Phone calls to Jam Productions for comment were not immediately returned Wednesday afternoon.

Roger called out Jam owner Jerry Mickelson for not responding to the concerns and needs of stagehands, saying that stagehands were asked to perform tasks that would risk their health and safety, and that stagehands did not receive raises in at least seven years.

In fact, Rogers, who worked for the company since 1978, didn't receive a raise for the last 15 years, he said.

"Everybody I work with pays me 35 bucks an hour, you pay me $26," Roger said he told Mickelson, who then offered him $30 an hour. "He didn't want to catch up with the other people at that point."

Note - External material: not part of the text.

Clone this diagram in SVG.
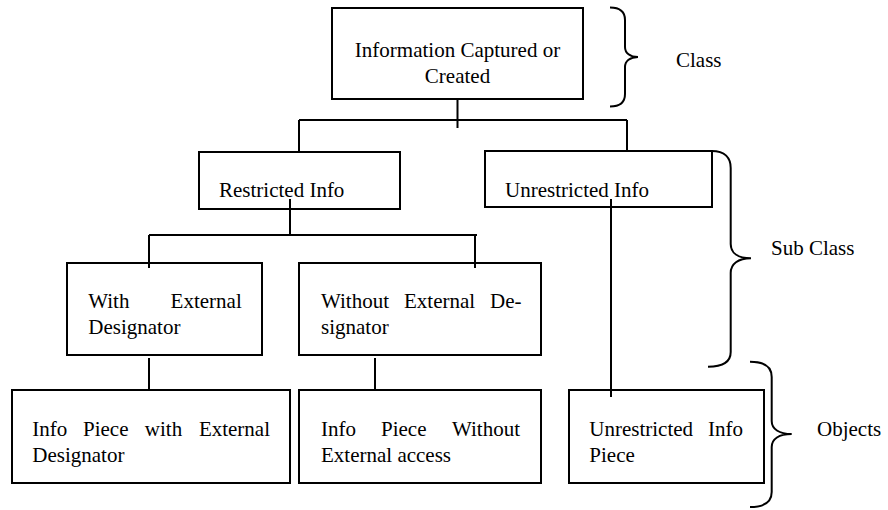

About 100 people depended on the Riviera job for a portion of their income, and about 40 depended on the job as a large portion of their income, he said.

"Some of these guys are still making $14 an hour. These guys are unloading huge trucks and doing all kinds of stuff. People have to survive," Roger said.

Roger said he had asked management about providing insurance for the employees ("There are people that have kids. They need health insurance," he said at the protest) and while Mickelson told Roger that the discussion would continue later, it never happened, according to Roger.

He also alleged that after he told Mickelson that stagehands were complaining about three-hour shifts after shows, management lengthened the shift to four hours.

On Sept. 16, Roger was in a truck taking back supplies from the AC/DC show with two other employees when he got the call that he was fired along with the rest of the staff, he said.

"They said, 'We've decided to take a new direction,' and I said, 'What do you mean?'" Roger said. They then listed other employees that would be fired as well, he said.

Justin Huffman, who's worked for the company for about 15 years, said his family has been stressed about the financial insecurity, especially with the holidays approaching.

"In this industry, September, October and November are really busy. Those of us that do this kind of work know we depend on that income to get us through the slow months," said Huffman. "I'm here today because I want my job back. Being fired is humiliating, but I'm more concerned with providing for my family.

Jam Productions has been largely silent on the issue, though in an emailed statement to DNAinfo when the story of the firings first broke in October, Mickelson had just one cryptic comment.

"There are two sides to every story," he said.